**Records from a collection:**
========

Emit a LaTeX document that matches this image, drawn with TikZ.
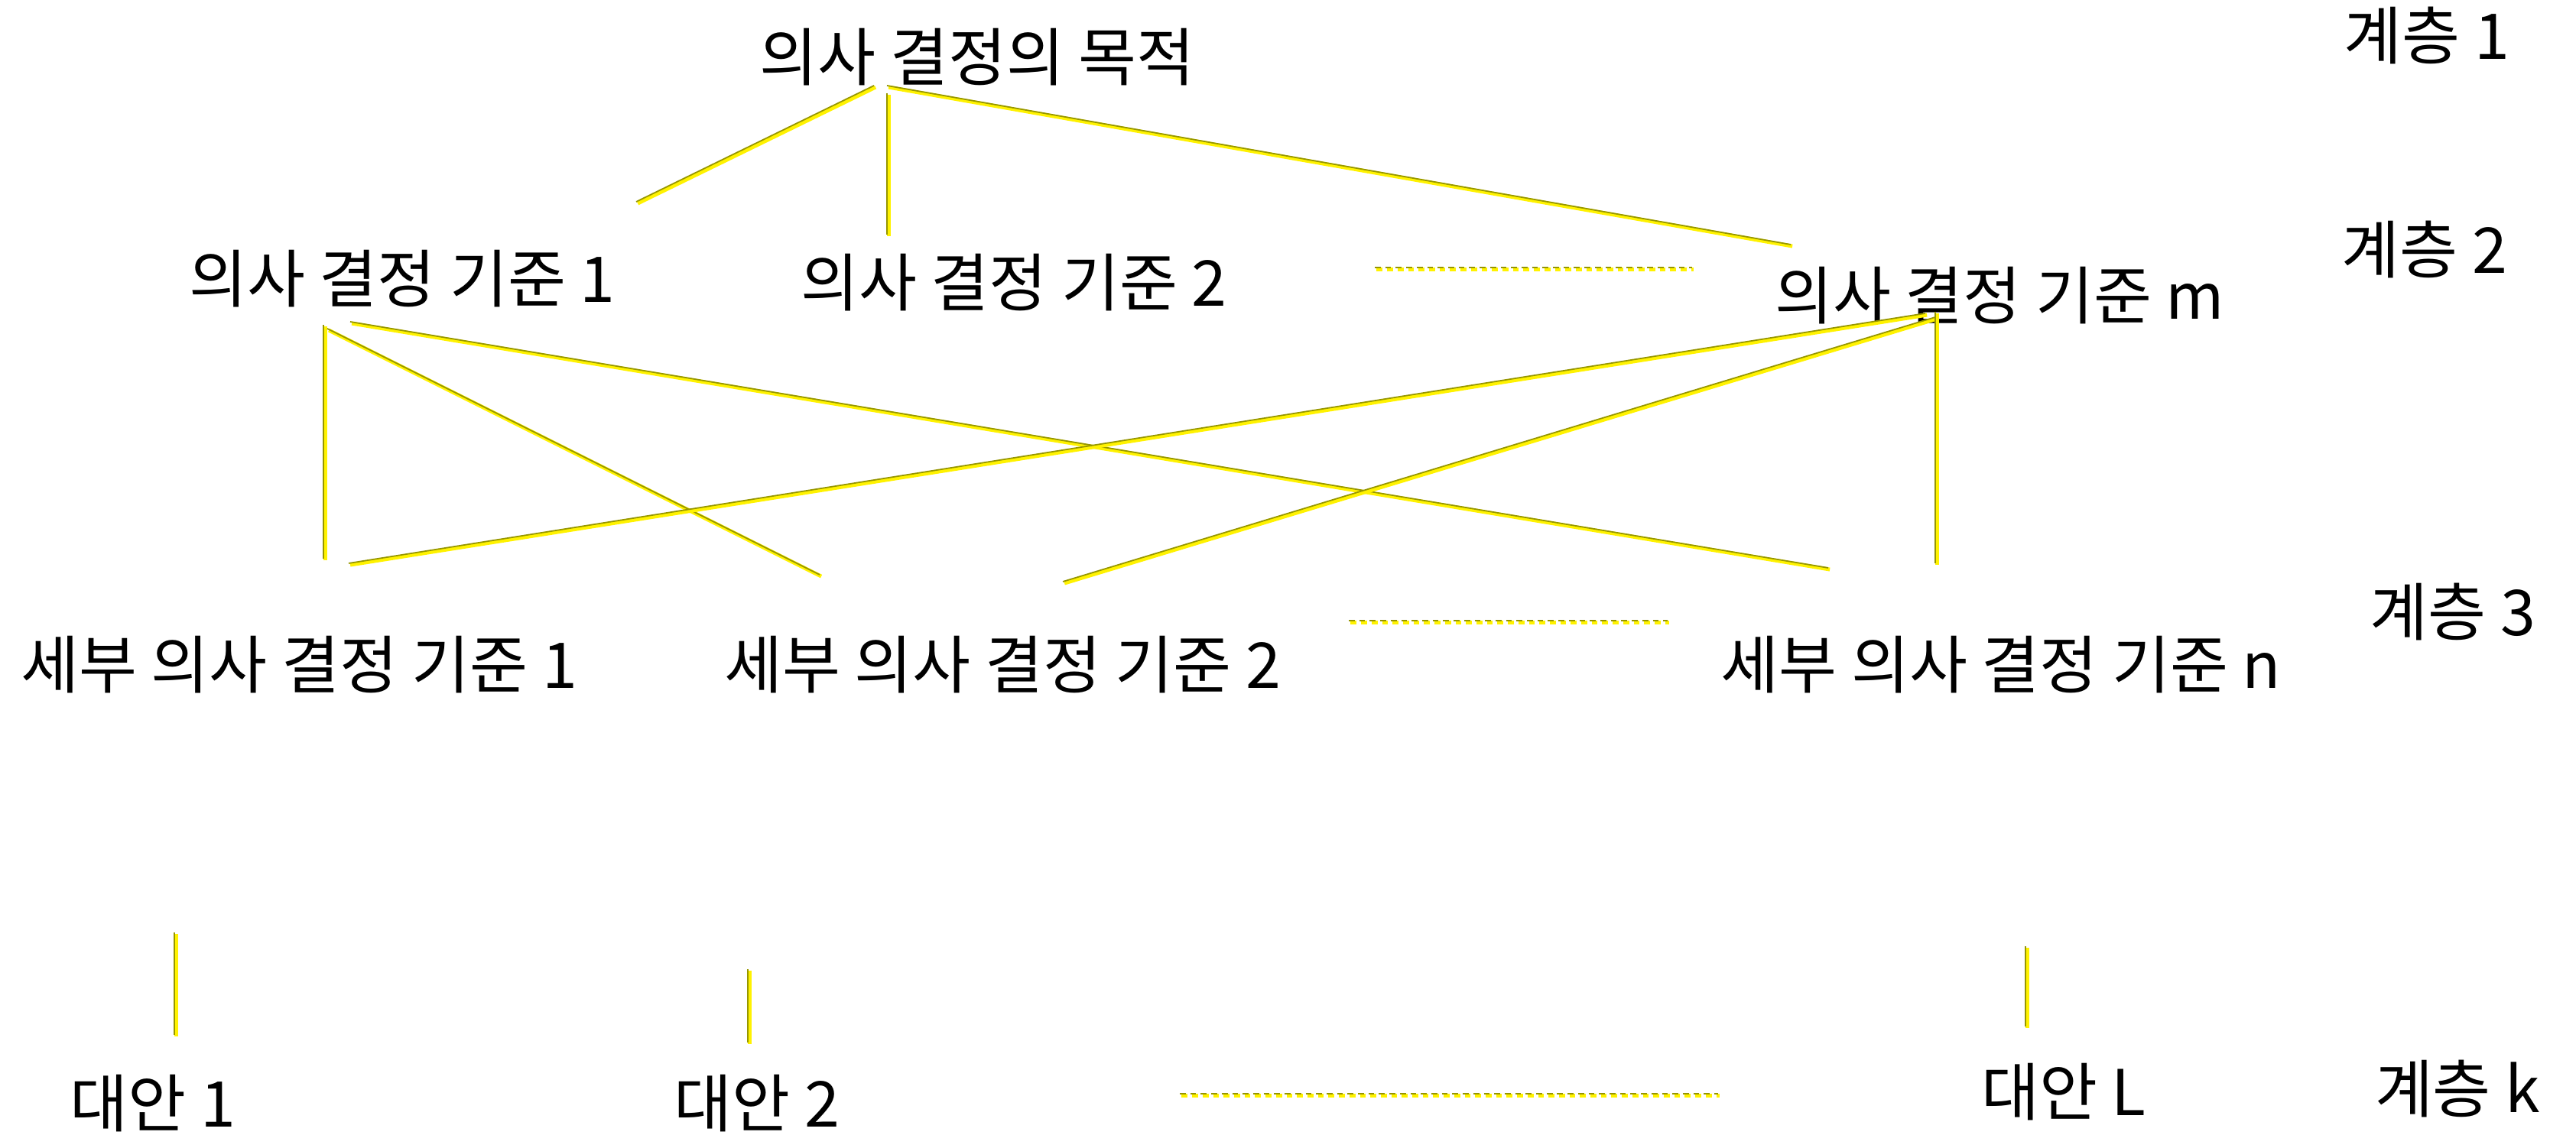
\documentclass[tikz,border=0pt]{standalone}
\usepackage{fontspec}
\setmainfont{Noto Sans CJK KR}
\begin{document}
\begin{tikzpicture}[
  lbl/.style={inner sep=0pt, font=\fontsize{23.5}{28}\selectfont},
  conn/.style={draw={rgb,255:red,150;green,150;blue,0}, line width=0.5pt,
    preaction={draw=yellow, line width=1.4pt, transform canvas={xshift=0.6pt,yshift=-0.6pt}}},
  dots/.style={draw={rgb,255:red,150;green,150;blue,0}, line width=0.7pt, dash pattern=on 2.2pt off 1.7pt,
    preaction={draw=yellow, line width=1.5pt, dash pattern=on 2.2pt off 1.7pt, transform canvas={xshift=0.7pt,yshift=-0.7pt}}}
]
\useasboundingbox (0,0) rectangle (33.69,14.85);
% texts
\node[lbl] (goal) at (12.78,14.10) {의사 결정의 목적};
\node[lbl] (h1) at (31.74,14.38) {계층 1};
\node[lbl] (c1) at (5.26,11.20) {의사 결정 기준 1};
\node[lbl] (c2) at (13.26,11.15) {의사 결정 기준 2};
\node[lbl] (cm) at (26.15,10.98) {의사 결정 기준 m};
\node[lbl] (h2) at (31.71,11.58) {계층 2};
\node[lbl] (s1) at (3.91,6.15) {세부 의사 결정 기준 1};
\node[lbl] (s2) at (13.11,6.15) {세부 의사 결정 기준 2};
\node[lbl] (sn) at (26.17,6.15) {세부 의사 결정 기준 n};
\node[lbl] (h3) at (32.08,6.84) {계층 3};
\node[lbl] (a1) at (2.00,0.41) {대안 1};
\node[lbl] (a2) at (9.90,0.41) {대안 2};
\node[lbl] (al) at (26.99,0.56) {대안 L};
\node[lbl] (hk) at (32.14,0.60) {계층 k};
% connector end points
\coordinate (g1) at (11.43,13.73);
\coordinate (g2) at (11.60,13.63);
\coordinate (g3) at (11.60,13.73);
\coordinate (c1top) at (8.32,12.21);
\coordinate (c2top) at (11.60,11.78);
\coordinate (cmtop) at (23.42,11.65);
\coordinate (c1a) at (4.23,10.60);
\coordinate (c1b) at (4.28,10.55);
\coordinate (c1c) at (4.58,10.64);
\coordinate (cma) at (25.18,10.75);
\coordinate (cmb) at (25.31,10.70);
\coordinate (cmc) at (25.31,10.77);
\coordinate (s1a) at (4.23,7.54);
\coordinate (s1b) at (4.56,7.48);
\coordinate (s2a) at (10.72,7.33);
\coordinate (s2b) at (13.90,7.24);
\coordinate (sna) at (23.91,7.42);
\coordinate (snb) at (25.31,7.48);
\coordinate (d1a) at (17.98,11.35);
\coordinate (d1b) at (22.13,11.35);
\coordinate (d2a) at (17.64,6.73);
\coordinate (d2b) at (21.81,6.73);
\coordinate (d3a) at (15.43,0.54);
\coordinate (d3b) at (22.47,0.54);
\coordinate (a1t) at (2.28,2.65);
\coordinate (a1b) at (2.28,1.31);
\coordinate (a2t) at (9.78,2.17);
\coordinate (a2b) at (9.78,1.21);
\coordinate (alt) at (26.49,2.47);
\coordinate (alb) at (26.49,1.42);
% connectors
\draw[conn] (g1) -- (c1top);
\draw[conn] (g2) -- (c2top);
\draw[conn] (g3) -- (cmtop);
\draw[conn] (c1a) -- (s1a);
\draw[conn] (c1b) -- (s2a);
\draw[conn] (c1c) -- (sna);
\draw[conn] (cma) -- (s1b);
\draw[conn] (cmb) -- (s2b);
\draw[conn] (cmc) -- (snb);
\draw[conn] (a1t) -- (a1b);
\draw[conn] (a2t) -- (a2b);
\draw[conn] (alt) -- (alb);
\draw[dots] (d1a) -- (d1b);
\draw[dots] (d2a) -- (d2b);
\draw[dots] (d3a) -- (d3b);
\end{tikzpicture}
\end{document}
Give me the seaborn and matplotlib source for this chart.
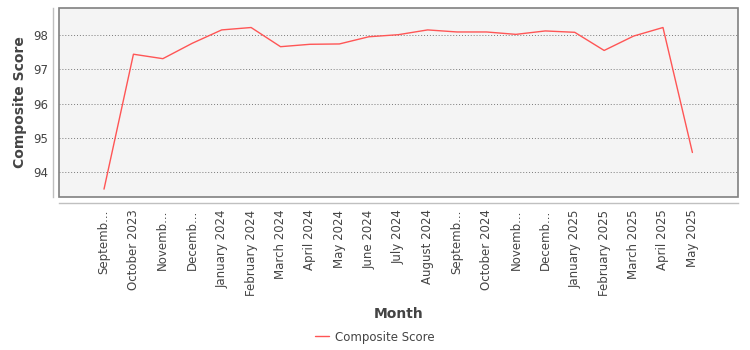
import matplotlib
matplotlib.use("Agg")
import matplotlib.pyplot as plt
from matplotlib.patches import Rectangle
from matplotlib.lines import Line2D
import seaborn as sns
import pandas as pd

months = [
    "September 2023", "October 2023", "November 2023", "December 2023",
    "January 2024", "February 2024", "March 2024", "April 2024", "May 2024",
    "June 2024", "July 2024", "August 2024", "September 2024", "October 2024",
    "November 2024", "December 2024", "January 2025", "February 2025",
    "March 2025", "April 2025", "May 2025",
]
tick_labels = [
    "Septemb...", "October 2023", "Novemb...", "Decemb...",
    "January 2024", "February 2024", "March 2024", "April 2024", "May 2024",
    "June 2024", "July 2024", "August 2024", "Septemb...", "October 2024",
    "Novemb...", "Decemb...", "January 2025", "February 2025",
    "March 2025", "April 2025", "May 2025",
]
composite_score = [
    93.50, 97.44, 97.31, 97.76, 98.15, 98.22, 97.66, 97.73, 97.74,
    97.95, 98.01, 98.15, 98.09, 98.09, 98.02, 98.12, 98.08, 97.55,
    97.97, 98.22, 94.57,
]
yticks = [94, 95, 96, 97, 98]

df = pd.DataFrame({"idx": range(len(months)), "Month": months,
                   "Composite Score": composite_score})

sns.set_style("white")
plt.rcParams["font.family"] = ["DejaVu Sans"]

text_color = "#444444"
line_color = "#ff5555"

fig = plt.figure(figsize=(7.5, 3.5), dpi=100)
ax = fig.add_axes([59 / 750, 1 - 197 / 350, (738 - 59) / 750, (197 - 8) / 350])
ax.set_facecolor("#f4f4f4")

sns.lineplot(data=df, x="idx", y="Composite Score", ax=ax,
             color=line_color, linewidth=1.0, legend=False)

ax.set_xlim(-1.53, len(months) - 1 + 1.55)
ax.set_ylim(93.27, 98.79)
ax.set_xticks(range(len(months)))
ax.set_xticklabels(tick_labels)
ax.set_yticks(yticks)
ax.set_yticklabels([str(v) for v in yticks])

ax.yaxis.grid(True, color="#7a7a7a", linestyle=(0, (1, 2)), linewidth=0.7)
ax.xaxis.grid(False)

# plot frame
ax.add_patch(Rectangle((0, 0), 1, 1, transform=ax.transAxes, fill=False,
                       edgecolor="#808080", linewidth=1.2, clip_on=False,
                       zorder=5))

# axis lines drawn slightly outside the frame
for side in ("top", "right"):
    ax.spines[side].set_visible(False)
for side in ("left", "bottom"):
    ax.spines[side].set_position(("outward", 4))
    ax.spines[side].set_color("#c0c0c0")
    ax.spines[side].set_linewidth(1.0)

ax.tick_params(axis="x", length=3, width=0.8, color="#c0c0c0", pad=2,
               labelrotation=90, labelsize=8.5, labelcolor=text_color)
ax.tick_params(axis="y", length=0, pad=4, labelsize=8.5,
               labelcolor=text_color)

ax.set_xlabel("Month", fontsize=10, fontweight="bold", color=text_color,
              labelpad=8)
ax.set_ylabel("Composite Score", fontsize=10, fontweight="bold",
              color=text_color, labelpad=4)

handle = Line2D([], [], color=line_color, linewidth=1.0)
fig.legend([handle], ["Composite Score"], loc="center",
           bbox_to_anchor=(375 / 750, 1 - 337 / 350), frameon=False,
           fontsize=8.5, labelcolor=text_color, handlelength=1.2,
           handletextpad=0.5)

fig.savefig("out.png", dpi=100, facecolor="white")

========

Pictures in the records above should not be copied. Repeat everything else exactly.

Emit a LaTeX document that matches this image, drawn with TikZ.
\documentclass[tikz,border=0pt]{standalone}
\usepackage{fontspec}
\setmainfont{Noto Sans CJK KR}
\begin{document}
\begin{tikzpicture}[
  lbl/.style={inner sep=0pt, font=\fontsize{23.5}{28}\selectfont},
  conn/.style={draw={rgb,255:red,150;green,150;blue,0}, line width=0.5pt,
    preaction={draw=yellow, line width=1.4pt, transform canvas={xshift=0.6pt,yshift=-0.6pt}}},
  dots/.style={draw={rgb,255:red,150;green,150;blue,0}, line width=0.7pt, dash pattern=on 2.2pt off 1.7pt,
    preaction={draw=yellow, line width=1.5pt, dash pattern=on 2.2pt off 1.7pt, transform canvas={xshift=0.7pt,yshift=-0.7pt}}}
]
\useasboundingbox (0,0) rectangle (33.69,14.85);
% texts
\node[lbl] (goal) at (12.78,14.10) {의사 결정의 목적};
\node[lbl] (h1) at (31.74,14.38) {계층 1};
\node[lbl] (c1) at (5.26,11.20) {의사 결정 기준 1};
\node[lbl] (c2) at (13.26,11.15) {의사 결정 기준 2};
\node[lbl] (cm) at (26.15,10.98) {의사 결정 기준 m};
\node[lbl] (h2) at (31.71,11.58) {계층 2};
\node[lbl] (s1) at (3.91,6.15) {세부 의사 결정 기준 1};
\node[lbl] (s2) at (13.11,6.15) {세부 의사 결정 기준 2};
\node[lbl] (sn) at (26.17,6.15) {세부 의사 결정 기준 n};
\node[lbl] (h3) at (32.08,6.84) {계층 3};
\node[lbl] (a1) at (2.00,0.41) {대안 1};
\node[lbl] (a2) at (9.90,0.41) {대안 2};
\node[lbl] (al) at (26.99,0.56) {대안 L};
\node[lbl] (hk) at (32.14,0.60) {계층 k};
% connector end points
\coordinate (g1) at (11.43,13.73);
\coordinate (g2) at (11.60,13.63);
\coordinate (g3) at (11.60,13.73);
\coordinate (c1top) at (8.32,12.21);
\coordinate (c2top) at (11.60,11.78);
\coordinate (cmtop) at (23.42,11.65);
\coordinate (c1a) at (4.23,10.60);
\coordinate (c1b) at (4.28,10.55);
\coordinate (c1c) at (4.58,10.64);
\coordinate (cma) at (25.18,10.75);
\coordinate (cmb) at (25.31,10.70);
\coordinate (cmc) at (25.31,10.77);
\coordinate (s1a) at (4.23,7.54);
\coordinate (s1b) at (4.56,7.48);
\coordinate (s2a) at (10.72,7.33);
\coordinate (s2b) at (13.90,7.24);
\coordinate (sna) at (23.91,7.42);
\coordinate (snb) at (25.31,7.48);
\coordinate (d1a) at (17.98,11.35);
\coordinate (d1b) at (22.13,11.35);
\coordinate (d2a) at (17.64,6.73);
\coordinate (d2b) at (21.81,6.73);
\coordinate (d3a) at (15.43,0.54);
\coordinate (d3b) at (22.47,0.54);
\coordinate (a1t) at (2.28,2.65);
\coordinate (a1b) at (2.28,1.31);
\coordinate (a2t) at (9.78,2.17);
\coordinate (a2b) at (9.78,1.21);
\coordinate (alt) at (26.49,2.47);
\coordinate (alb) at (26.49,1.42);
% connectors
\draw[conn] (g1) -- (c1top);
\draw[conn] (g2) -- (c2top);
\draw[conn] (g3) -- (cmtop);
\draw[conn] (c1a) -- (s1a);
\draw[conn] (c1b) -- (s2a);
\draw[conn] (c1c) -- (sna);
\draw[conn] (cma) -- (s1b);
\draw[conn] (cmb) -- (s2b);
\draw[conn] (cmc) -- (snb);
\draw[conn] (a1t) -- (a1b);
\draw[conn] (a2t) -- (a2b);
\draw[conn] (alt) -- (alb);
\draw[dots] (d1a) -- (d1b);
\draw[dots] (d2a) -- (d2b);
\draw[dots] (d3a) -- (d3b);
\end{tikzpicture}
\end{document}
Give me the seaborn and matplotlib source for this chart.
import matplotlib
matplotlib.use("Agg")
import matplotlib.pyplot as plt
from matplotlib.patches import Rectangle
from matplotlib.lines import Line2D
import seaborn as sns
import pandas as pd

months = [
    "September 2023", "October 2023", "November 2023", "December 2023",
    "January 2024", "February 2024", "March 2024", "April 2024", "May 2024",
    "June 2024", "July 2024", "August 2024", "September 2024", "October 2024",
    "November 2024", "December 2024", "January 2025", "February 2025",
    "March 2025", "April 2025", "May 2025",
]
tick_labels = [
    "Septemb...", "October 2023", "Novemb...", "Decemb...",
    "January 2024", "February 2024", "March 2024", "April 2024", "May 2024",
    "June 2024", "July 2024", "August 2024", "Septemb...", "October 2024",
    "Novemb...", "Decemb...", "January 2025", "February 2025",
    "March 2025", "April 2025", "May 2025",
]
composite_score = [
    93.50, 97.44, 97.31, 97.76, 98.15, 98.22, 97.66, 97.73, 97.74,
    97.95, 98.01, 98.15, 98.09, 98.09, 98.02, 98.12, 98.08, 97.55,
    97.97, 98.22, 94.57,
]
yticks = [94, 95, 96, 97, 98]

df = pd.DataFrame({"idx": range(len(months)), "Month": months,
                   "Composite Score": composite_score})

sns.set_style("white")
plt.rcParams["font.family"] = ["DejaVu Sans"]

text_color = "#444444"
line_color = "#ff5555"

fig = plt.figure(figsize=(7.5, 3.5), dpi=100)
ax = fig.add_axes([59 / 750, 1 - 197 / 350, (738 - 59) / 750, (197 - 8) / 350])
ax.set_facecolor("#f4f4f4")

sns.lineplot(data=df, x="idx", y="Composite Score", ax=ax,
             color=line_color, linewidth=1.0, legend=False)

ax.set_xlim(-1.53, len(months) - 1 + 1.55)
ax.set_ylim(93.27, 98.79)
ax.set_xticks(range(len(months)))
ax.set_xticklabels(tick_labels)
ax.set_yticks(yticks)
ax.set_yticklabels([str(v) for v in yticks])

ax.yaxis.grid(True, color="#7a7a7a", linestyle=(0, (1, 2)), linewidth=0.7)
ax.xaxis.grid(False)

# plot frame
ax.add_patch(Rectangle((0, 0), 1, 1, transform=ax.transAxes, fill=False,
                       edgecolor="#808080", linewidth=1.2, clip_on=False,
                       zorder=5))

# axis lines drawn slightly outside the frame
for side in ("top", "right"):
    ax.spines[side].set_visible(False)
for side in ("left", "bottom"):
    ax.spines[side].set_position(("outward", 4))
    ax.spines[side].set_color("#c0c0c0")
    ax.spines[side].set_linewidth(1.0)

ax.tick_params(axis="x", length=3, width=0.8, color="#c0c0c0", pad=2,
               labelrotation=90, labelsize=8.5, labelcolor=text_color)
ax.tick_params(axis="y", length=0, pad=4, labelsize=8.5,
               labelcolor=text_color)

ax.set_xlabel("Month", fontsize=10, fontweight="bold", color=text_color,
              labelpad=8)
ax.set_ylabel("Composite Score", fontsize=10, fontweight="bold",
              color=text_color, labelpad=4)

handle = Line2D([], [], color=line_color, linewidth=1.0)
fig.legend([handle], ["Composite Score"], loc="center",
           bbox_to_anchor=(375 / 750, 1 - 337 / 350), frameon=False,
           fontsize=8.5, labelcolor=text_color, handlelength=1.2,
           handletextpad=0.5)

fig.savefig("out.png", dpi=100, facecolor="white")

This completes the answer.